On Thu, Sep 19, 2019 at 03:41:43PM +0000, Catalin Marinas wrote:
> On Thu, Sep 19, 2019 at 06:00:07PM +0300, Kirill A. Shutemov wrote:
> > On Wed, Sep 18, 2019 at 07:00:30PM +0100, Catalin Marinas wrote:
> > > On Wed, Sep 18, 2019 at 05:00:27PM +0300, Kirill A. Shutemov wrote:
> > > > On Wed, Sep 18, 2019 at 09:19:14PM +0800, Jia He wrote:
> > > > > @@ -2152,20 +2163,34 @@ static inline void cow_user_page(struct page 
> > > > > *dst, struct page *src, unsigned lo
> > > > >        */
> > > > >       if (unlikely(!src)) {
> > > > >               void *kaddr = kmap_atomic(dst);
> > > > > -             void __user *uaddr = (void __user *)(va & PAGE_MASK);
> > > > > +             void __user *uaddr = (void __user *)(addr & PAGE_MASK);
> > > > > +             pte_t entry;
> > > > >  
> > > > >               /*
> > > > >                * This really shouldn't fail, because the page is there
> > > > >                * in the page tables. But it might just be unreadable,
> > > > >                * in which case we just give up and fill the result 
> > > > > with
> > > > > -              * zeroes.
> > > > > +              * zeroes. On architectures with software "accessed" 
> > > > > bits,
> > > > > +              * we would take a double page fault here, so mark it
> > > > > +              * accessed here.
> > > > >                */
> > > > > +             if (arch_faults_on_old_pte() && 
> > > > > !pte_young(vmf->orig_pte)) {
> > > > > +                     spin_lock(vmf->ptl);
> > > > > +                     if (likely(pte_same(*vmf->pte, vmf->orig_pte))) 
> > > > > {
> > > > > +                             entry = pte_mkyoung(vmf->orig_pte);
> > > > > +                             if (ptep_set_access_flags(vma, addr,
> > > > > +                                                       vmf->pte, 
> > > > > entry, 0))
> > > > > +                                     update_mmu_cache(vma, addr, 
> > > > > vmf->pte);
> > > > > +                     }
> > > > 
> > > > I don't follow.
> > > > 
> > > > So if pte has changed under you, you don't set the accessed bit, but 
> > > > never
> > > > the less copy from the user.
> > > > 
> > > > What makes you think it will not trigger the same problem?
> > > > 
> > > > I think we need to make cow_user_page() fail in this case and caller --
> > > > wp_page_copy() -- return zero. If the fault was solved by other thread, 
> > > > we
> > > > are fine. If not userspace would re-fault on the same address and we 
> > > > will
> > > > handle the fault from the second attempt.
> > > 
> > > It would be nice to clarify the semantics of this function and do as
> > > you suggest but the current comment is slightly confusing:
> > > 
> > >   /*
> > >    * If the source page was a PFN mapping, we don't have
> > >    * a "struct page" for it. We do a best-effort copy by
> > >    * just copying from the original user address. If that
> > >    * fails, we just zero-fill it. Live with it.
> > >    */
> > > 
> > > Would any user-space rely on getting a zero-filled page here instead of
> > > a recursive fault?
> > 
> > I don't see the point in zero-filled page in this case. SIGBUS sounds like
> > more appropriate response, no?
> 
> I think misunderstood your comment. So, if !pte_same(), we should let
> userspace re-fault. This wouldn't be a user ABI change and it is
> bounded, can't end up in an infinite re-fault loop.

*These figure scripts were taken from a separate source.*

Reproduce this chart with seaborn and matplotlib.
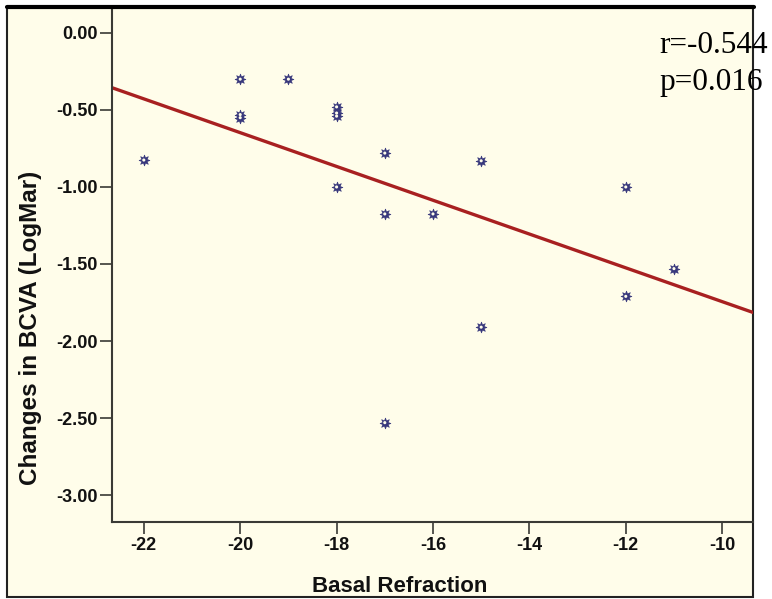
import numpy as np
import pandas as pd
import matplotlib
matplotlib.use('Agg')
import matplotlib.pyplot as plt
from matplotlib.patches import Rectangle
from matplotlib.lines import Line2D
import seaborn as sns

# values
basal_refraction = [-22, -20, -20, -20, -19, -18, -18, -18, -18,
                    -17, -17, -17, -16, -15, -15, -12, -12, -11]
bcva_change = [-0.825, -0.30, -0.53, -0.55, -0.30, -0.48, -0.52, -0.54, -1.00,
               -0.78, -1.175, -2.53, -1.175, -0.83, -1.91, -1.00, -1.71, -1.53]
x_ticks = [-22, -20, -18, -16, -14, -12, -10]
y_ticks = [0.0, -0.5, -1.0, -1.5, -2.0, -2.5, -3.0]
stats_text = ['r=-0.544', 'p=0.016']

CREAM = '#FFFDEA'
NAVY = '#38387C'
RED = '#A82020'
GREY = '#3A3A35'

df = pd.DataFrame({'basal': basal_refraction, 'bcva': bcva_change})

sns.set_style("ticks")
plt.rcParams['font.family'] = ['Liberation Sans', 'DejaVu Sans']

fig = plt.figure(figsize=(7.72, 5.99), dpi=100, facecolor='white')

# cream panel with frame
W, H = 772., 599.
fig.patches.append(Rectangle((7 / W, 1 - 597 / H), (753 - 7) / W, (597 - 7) / H,
                             transform=fig.transFigure, facecolor=CREAM,
                             edgecolor='#222222', linewidth=1.5, zorder=-5))
fig.lines.append(Line2D([7 / W, 754 / W], [1 - 7 / H, 1 - 7 / H], transform=fig.transFigure,
                        color='black', linewidth=3, zorder=5))

ax = fig.add_axes([112 / W, 1 - 522 / H, (753 - 112) / W, (522 - 8) / H])
ax.set_facecolor('none')
ax.set_xlim(-22.66, -9.36)
ax.set_ylim(-3.175, 0.162)

sns.regplot(data=df, x='basal', y='bcva', ci=None, truncate=False, scatter=False,
            line_kws={'color': RED, 'linewidth': 2.4}, ax=ax)
sns.scatterplot(data=df, x='basal', y='bcva', marker=(8, 1, 0), s=60, color=NAVY,
                edgecolor=NAVY, linewidth=0.5, ax=ax, zorder=3)
sns.scatterplot(data=df, x='basal', y='bcva', marker='o', s=5, color=CREAM,
                edgecolor='none', ax=ax, zorder=4)

ax.set_xticks(x_ticks)
ax.set_xticklabels([f'{t}' for t in x_ticks])
ax.set_yticks(y_ticks)
ax.set_yticklabels([f'{t:.2f}' for t in y_ticks])
ax.tick_params(axis='both', length=8.5, width=1.2, color=GREY, pad=2, labelsize=13)
for lab in ax.get_xticklabels() + ax.get_yticklabels():
    lab.set_fontweight('bold')
    lab.set_color('#111111')

for side in ['top', 'right']:
    ax.spines[side].set_visible(False)
for side in ['left', 'bottom']:
    ax.spines[side].set_color(GREY)
    ax.spines[side].set_linewidth(1.5)

ax.set_xlabel('Basal Refraction', fontsize=16, fontweight='bold', color='#111111')
ax.set_ylabel('Changes in BCVA (LogMar)', fontsize=17.5, fontweight='bold', color='#111111')
ax.xaxis.set_label_coords((400 - 112) / 641., (522 - 576) / 514.)
ax.yaxis.set_label_coords((42 - 112) / 641., (522 - 328) / 514.)

fig.text(659 / W, 1 - 53 / H, stats_text[0], ha='left', va='baseline', fontsize=22.5,
         family=['Liberation Serif', 'DejaVu Serif'], color='black', zorder=5)
fig.text(659 / W, 1 - 90 / H, stats_text[1], ha='left', va='baseline', fontsize=22.5,
         family=['Liberation Serif', 'DejaVu Serif'], color='black', zorder=5)

fig.savefig('out.png', dpi=100, facecolor='white')
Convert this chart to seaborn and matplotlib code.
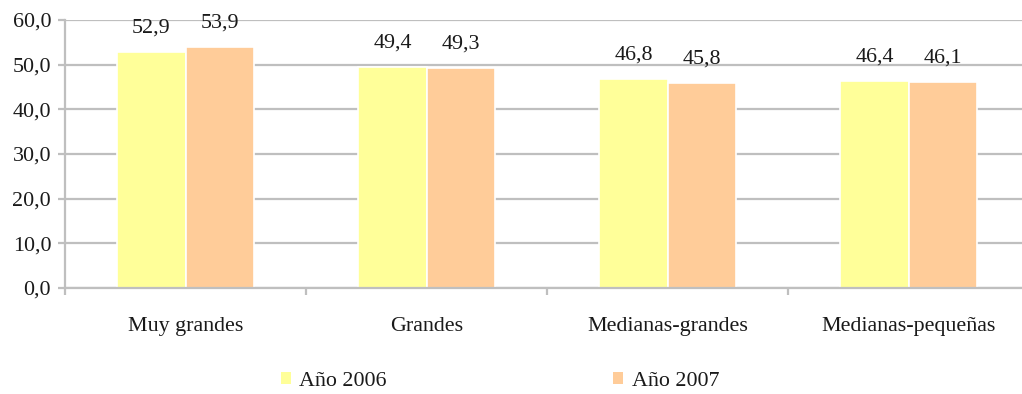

Right. !pte_same() can only happen if we raced with somebody else.
I cannot imagine situation when the race will happen more than few times
in a row.

> In case of a __copy_from_user_inatomic() error, SIGBUS would make more
> sense but it changes the current behaviour (zero-filling the page). This
> can be left for a separate patch, doesn't affect the arm64 case here.

I think it's safer to leave it as is. Maybe put WARN_ON_ONCE() or
something. There can be some obscure use-case that I don't see.